Lisa Hammond has been a leading figure in the revival of British studio pottery over the last twenty-eight years. Her own distinctive practice is focussed on producing an extensive range of thrown functional ware for the preparation, cooking and serving of food, alongside the creation of single one-off vessels. Known for her soft but well-defined forms, which riff boldly on traditional models, it is her mastery of different glazing techniques, including salt and soda firing, and the lustrous Japanese-inspired Shino glazes, that exemplify her commitment to constant experimentation and the pursuit of ever more technical expertise.
Hammond has also been an indefatigable educator. The passing on of precious skills, far from being a generous afterthought, is, for her, a central part of her practice. Since 2009, she has run the apprenticeship scheme ‘Adopt a Potter’, with the clear ambition of helping ceramic students bridge the skills gap between graduation and the setting up of their own studios. Eight years later, in 2017, Hammond founded Clay College Stoke, a skills-based, full-time two-year ceramics course offering students the opportunity to study under the best national and international potters.
Both initiatives embed her own work within the context of a tradition that reaches into the past but is also looking always to the future, and the new directions tradition might take. The idea of a relay is beautifully expressed by this exhibition, where in one room we see the work of Hammond, and in the other, the work of three of her apprentices, now flourishing independent makers.
Hammond’s London studio is sufficiently constrained to allow only one apprentice at a time, and Hammond says that the idea of allowing someone into her space was, at first, quite difficult. But in each instance – Darren Ellis, Florian Gadsby and, more recently, Francis Lloyd-Jones – the pleasure of seeing these individuals flourish so differently has, she suggests, been highly rewarding. All three are dedicated to the production of functional ware, but their work varies greatly from the sumptuous utilitarianism of Ellis’s stoneware, through the immaculate formal precision and refined glazes of Gadsby, to Lloyd-Jones’s idiosyncratic and subtle variations on traditional forms and glazes.
So why, you may ask, is Hauser & Wirth, one of the world’s most powerful commercial contemporary art galleries, supporting a craft gallery? Part of the reason is that Manuela Wirth originally trained as a teacher, and spent several years teaching children arts and crafts. As gallery director Jacqueline Moore explains, “The gallery is driven by Manuela Wirth’s personal passion for craft and making.” Beyond that, Moore continues, “Make is regarded as a natural extension of Hauser & Wirth Somerset and the wider gallery ethos, embracing art, craft, gardens, food and architecture.”

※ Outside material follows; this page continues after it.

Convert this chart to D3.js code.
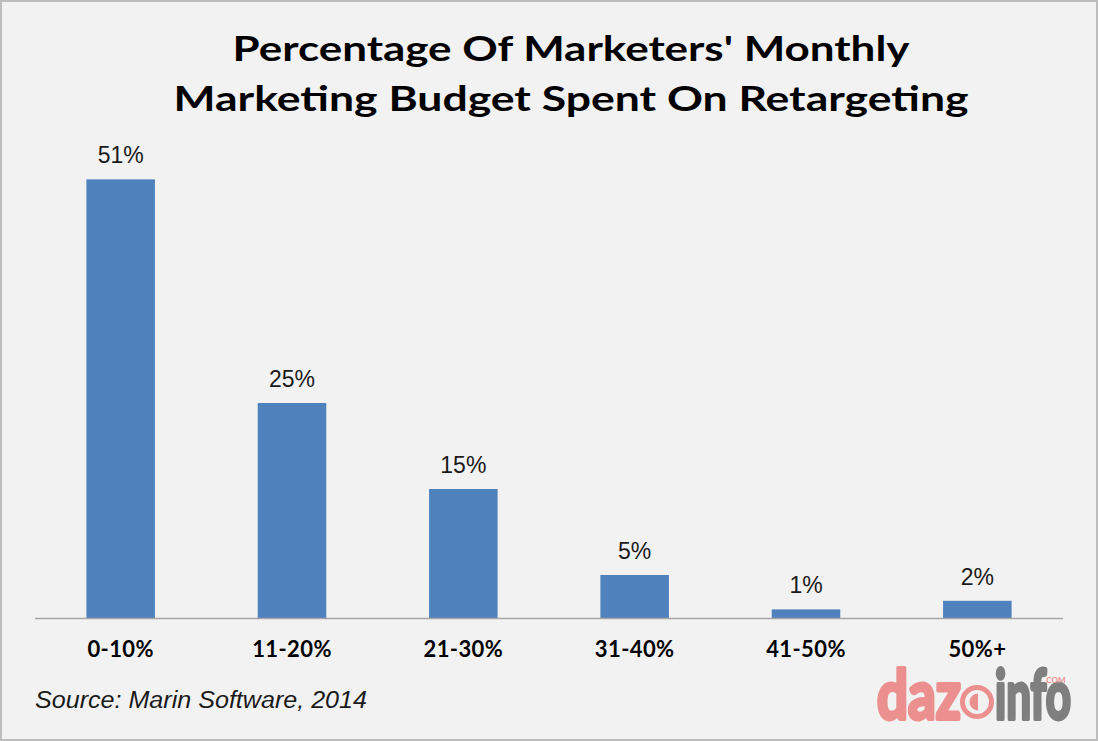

Visitors to the main gallery in Bruton, currently showing the radical work of American artist Ida Applebroog, are invited to dine on locally produced food and wander the Piet Outdolf designed gardens as much as to contemplate art. Make’s programme offers a complementary approach to a sense of place, showing work by artists, many of them local, focussed on process and materials, who speak, Moore adds, about “material truth, provenance, sustainability, the value of the handmade and one’s emotional engagement with the work.” The continuity of vision between the institutions is underlined by Make’s next show, in April: ‘Five Seasons’, inspired by landscape designer Piet Outdolf’s philosophy.